# REQUEST
From the entries below, print exactly the span beginning with the line holding "What React, TypeScript" and ending with the line holding "CartesianGrid, LabelList, Cell", endpoints included, and skip any pictures.

======== RECORDS TO PROCESS

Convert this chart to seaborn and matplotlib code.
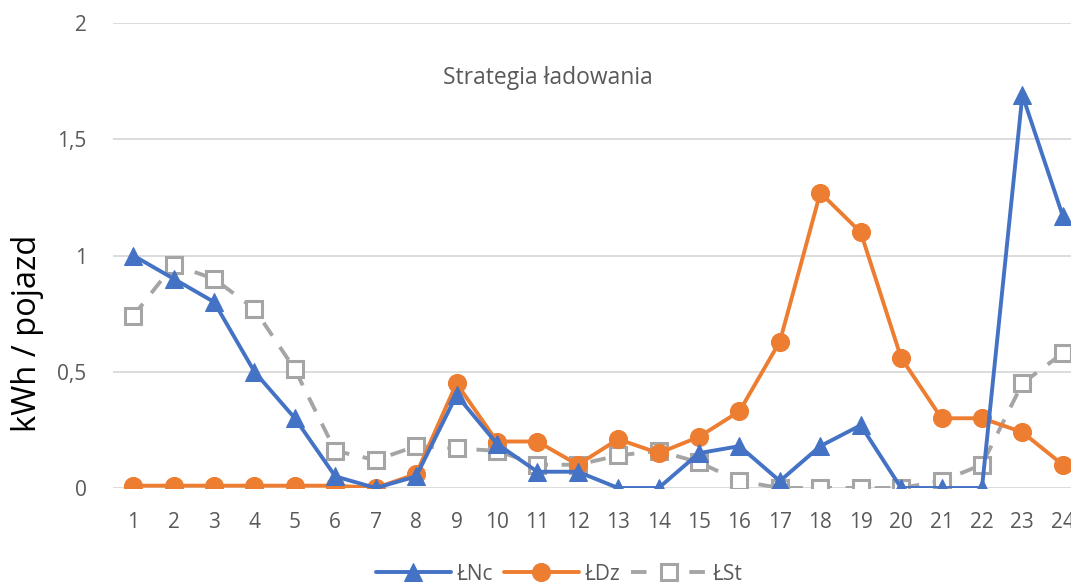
import matplotlib
matplotlib.use("Agg")
import matplotlib.pyplot as plt
import seaborn as sns
import pandas as pd

# Hourly charging energy per vehicle for three charging strategies
hours = list(range(1, 25))
lnc = [1.00, 0.90, 0.80, 0.50, 0.30, 0.05, 0.00, 0.05, 0.40, 0.19, 0.07, 0.07,
       0.00, 0.00, 0.15, 0.18, 0.03, 0.18, 0.27, 0.00, 0.00, 0.00, 1.69, 1.17]
ldz = [0.01, 0.01, 0.01, 0.01, 0.01, 0.01, 0.00, 0.06, 0.45, 0.20, 0.20, 0.10,
       0.21, 0.15, 0.22, 0.33, 0.63, 1.27, 1.10, 0.56, 0.30, 0.30, 0.24, 0.10]
lst = [0.74, 0.96, 0.90, 0.77, 0.51, 0.16, 0.12, 0.18, 0.17, 0.16, 0.10, 0.10,
       0.14, 0.16, 0.11, 0.03, 0.00, 0.00, 0.00, 0.00, 0.03, 0.10, 0.45, 0.58]
series_names = ["ŁNc", "ŁDz", "ŁSt"]
y_ticks = [0, 0.5, 1, 1.5, 2]
y_tick_labels = ["0", "0,5", "1", "1,5", "2"]

sns.set_theme(style="white")
plt.rcParams["font.family"] = ["Open Sans", "DejaVu Sans"]

W, H = 1071, 583
fig = plt.figure(figsize=(W / 100, H / 100), dpi=100)
left, right, top, bottom = 113, 1083, 23, 488
ax = fig.add_axes([left / W, (H - bottom) / H, (right - left) / W, (bottom - top) / H])

df = pd.DataFrame({"hour": hours, "ŁNc": lnc, "ŁDz": ldz, "ŁSt": lst})

blue, orange, gray = "#4472C4", "#ED7D31", "#A5A5A5"
sns.lineplot(data=df, x="hour", y="ŁNc", ax=ax, color=blue, lw=2.8,
             marker="^", markersize=13, markeredgecolor=blue, markerfacecolor=blue,
             label=series_names[0], zorder=4)
sns.lineplot(data=df, x="hour", y="ŁDz", ax=ax, color=orange, lw=2.8,
             marker="o", markersize=13, markeredgecolor=orange, markerfacecolor=orange,
             label=series_names[1], zorder=3)
sns.lineplot(data=df, x="hour", y="ŁSt", ax=ax, color=gray, lw=2.8,
             marker="s", markersize=11.5, markeredgecolor=gray, markerfacecolor="white",
             markeredgewidth=2.2, dashes=(4, 3.5), label=series_names[2], zorder=2)

ax.set_xlim(0.5, 24.5)
ax.set_ylim(0, 2)
ax.set_xticks(hours)
ax.set_xticklabels([str(h) for h in hours])
ax.set_yticks(y_ticks)
ax.set_yticklabels(y_tick_labels)
ax.tick_params(axis="both", length=0, labelsize=15, labelcolor="#595959")
ax.tick_params(axis="x", pad=17)
ax.tick_params(axis="y", pad=19)
ax.grid(axis="y", color="#D9D9D9", lw=1.3)
ax.set_axisbelow(True)
for s in ax.spines.values():
    s.set_visible(False)

ax.set_xlabel("")
ax.set_ylabel("")
fig.text(28 / W, 1 - 333 / H, "kWh / pojazd", rotation=90, ha="center", va="center",
         fontsize=23.5, color="black")

fig.text(548 / W, 1 - 78 / H, "Strategia ładowania", ha="center", va="center",
         fontsize=16.5, color="#595959")

leg = ax.legend(loc="center", bbox_to_anchor=(559 / W, 1 - 574 / H),
                bbox_transform=fig.transFigure, ncol=3, frameon=False,
                fontsize=15, handlelength=3.6, columnspacing=0.5, handletextpad=0.3,
                labelcolor="#595959")

fig.savefig("out.png", dpi=100)
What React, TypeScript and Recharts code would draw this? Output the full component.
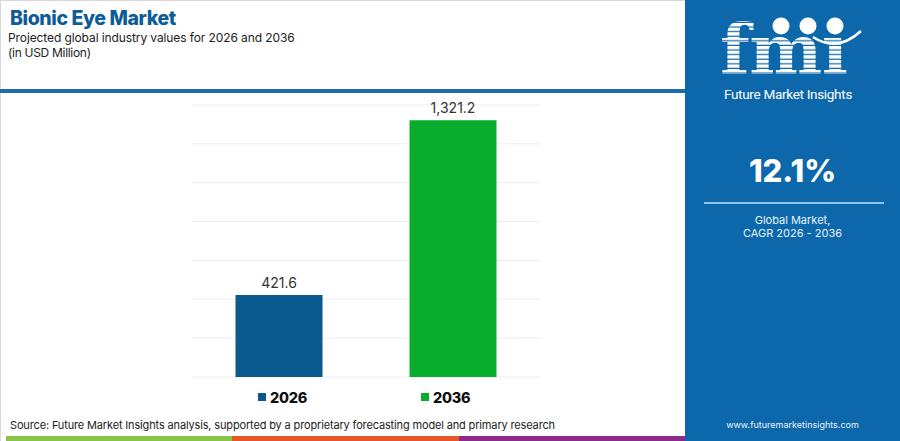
import React from 'react';
import { BarChart, Bar, XAxis, YAxis, CartesianGrid, LabelList, Cell } from 'recharts';

// values (USD Million)
const years = ['2026', '2036'];
const marketValues = [421.6, 1321.2];
const barColors = ['#0b5a8f', '#09ad2d'];
const yTicks = [0, 200, 400, 600, 800, 1000, 1200, 1400];

const cagr = '12.1%';
const footerStrip = ['#8bc34a', '#e8572a', '#8e2a8b'];

const chartData = years.map((year, i) => ({ year, value: marketValues[i] }));

const FONT = 'Inter, "Open Sans", sans-serif';

function formatValue(v: number) {
  return v.toLocaleString('en-US', { minimumFractionDigits: 1, maximumFractionDigits: 1 });
}

// legend under the bars, one entry per year
function LegendBox() {
  const lefts = [258, 421];
  return (
    <>
      {years.map((y, i) => (
        <div key={y} style={{ position: 'absolute', left: lefts[i], top: 388, display: 'flex', alignItems: 'center', height: 18 }}>
          <div style={{ width: 8, height: 8, background: barColors[i], marginRight: 4 }} />
          <span style={{ fontWeight: 800, fontSize: 14.5, color: '#111', letterSpacing: -0.3 }}>{y}</span>
        </div>
      ))}
    </>
  );
}

function Logo() {
  return (
    <svg width={215} height={110} style={{ position: 'absolute', left: 0, top: 0 }}>
      <defs>
        <pattern id="stripes" width={10} height={4.6} patternUnits="userSpaceOnUse">
          <rect width={10} height={3.4} fill="#ffffff" />
        </pattern>
      </defs>
      <text x={35} y={74} fontFamily='"DejaVu Serif", serif' fontWeight={700} fontSize={69} fill="url(#stripes)" letterSpacing={-0.5}>
        fmı
      </text>
      <circle cx={96} cy={26} r={8.5} fill="#fff" />
      <circle cx={123} cy={26} r={8.5} fill="#fff" />
      <circle cx={150} cy={26} r={8.5} fill="#fff" />
      <path d="M 128 37 Q 152 53 176 31" stroke="#fff" strokeWidth={2.5} fill="none" />
      <text x={103} y={99} textAnchor="middle" fontFamily='Roboto, sans-serif' fontSize={13.5} fill="#fff" letterSpacing={-0.3}>
        Future Market Insights
      </text>
    </svg>
  );
}

export default function App() {
  return (
    <div style={{ position: 'absolute', left: 0, top: 0, width: 900, height: 441, background: '#fff', overflow: 'hidden', fontFamily: FONT }}>
      <div style={{ position: 'absolute', left: 0, top: 0, width: 685, height: 441, borderTop: '1px solid #d8d8d8', borderLeft: '1px solid #d8d8d8', boxSizing: 'border-box' }} />

      {/* header */}
      <div style={{ position: 'absolute', left: 10, top: 8, fontSize: 19.5, lineHeight: '20px', fontWeight: 800, color: '#0e5c97', letterSpacing: -0.4 }}>
        Bionic Eye Market
      </div>
      <div style={{ position: 'absolute', left: 8, top: 31, fontSize: 12, lineHeight: '14px', color: '#222', letterSpacing: -0.1 }}>
        Projected global industry values for 2026 and 2036
      </div>
      <div style={{ position: 'absolute', left: 8, top: 46, fontSize: 12, lineHeight: '14px', color: '#222', letterSpacing: -0.3 }}>
        (in USD Million)
      </div>
      <div style={{ position: 'absolute', left: 0, top: 89, width: 685, height: 4, background: '#1c6cab' }} />

      <div style={{ position: 'absolute', left: 0, top: 0 }}>
        <BarChart
          width={685}
          height={441}
          data={chartData}
          margin={{ top: 105, left: 192, right: 145, bottom: 64 }}
          barCategoryGap="25%"
        >
          <CartesianGrid vertical={false} stroke="#ececec" />
          <XAxis dataKey="year" hide />
          <YAxis domain={[0, 1400]} ticks={yTicks} hide />
          <Bar dataKey="value" isAnimationActive={false}>
            {chartData.map((d, i) => (
              <Cell key={d.year} fill={barColors[i]} />
            ))}
            <LabelList
              dataKey="value"
              position="top"
              offset={7}
              formatter={(v: any) => formatValue(Number(v))}
              style={{ fill: '#333', fontSize: 14, fontFamily: FONT }}
            />
          </Bar>
        </BarChart>
      </div>

      <LegendBox />

      {/* source + colour strip */}
      <div style={{ position: 'absolute', left: 10, top: 418, fontSize: 11, color: '#222', letterSpacing: -0.15 }}>
        Source: Future Market Insights analysis, supported by a proprietary forecasting model and primary research
      </div>
      {footerStrip.map((c, i) => (
        <div key={c} style={{ position: 'absolute', left: 6 + i * 226.3, top: 436, width: 226.3, height: 5, background: c }} />
      ))}

      {/* right panel */}
      <div style={{ position: 'absolute', left: 685, top: 0, width: 215, height: 441, background: '#0c68aa' }}>
        <Logo />
        <div style={{ position: 'absolute', left: 0, width: 215, top: 152, textAlign: 'center', color: '#fff', fontSize: 31, fontWeight: 800 }}>
          {cagr}
        </div>
        <div style={{ position: 'absolute', left: 19, top: 202, width: 180, height: 2, background: '#8ec3e8' }} />
        <div style={{ position: 'absolute', left: 0, width: 215, top: 214, textAlign: 'center', color: '#e8f1f8', fontSize: 11, lineHeight: '13px' }}>
          Global Market,
          <br />
          CAGR 2026 - 2036
        </div>
        <div style={{ position: 'absolute', left: 0, width: 215, top: 419, textAlign: 'center', color: '#e8f1f8', fontSize: 9 }}>
          www.futuremarketinsights.com
        </div>
      </div>
    </div>
  );
}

================

# THE ANSWER
What React, TypeScript and Recharts code would draw this? Output the full component.
import React from 'react';
import { BarChart, Bar, XAxis, YAxis, CartesianGrid, LabelList, Cell } from 'recharts';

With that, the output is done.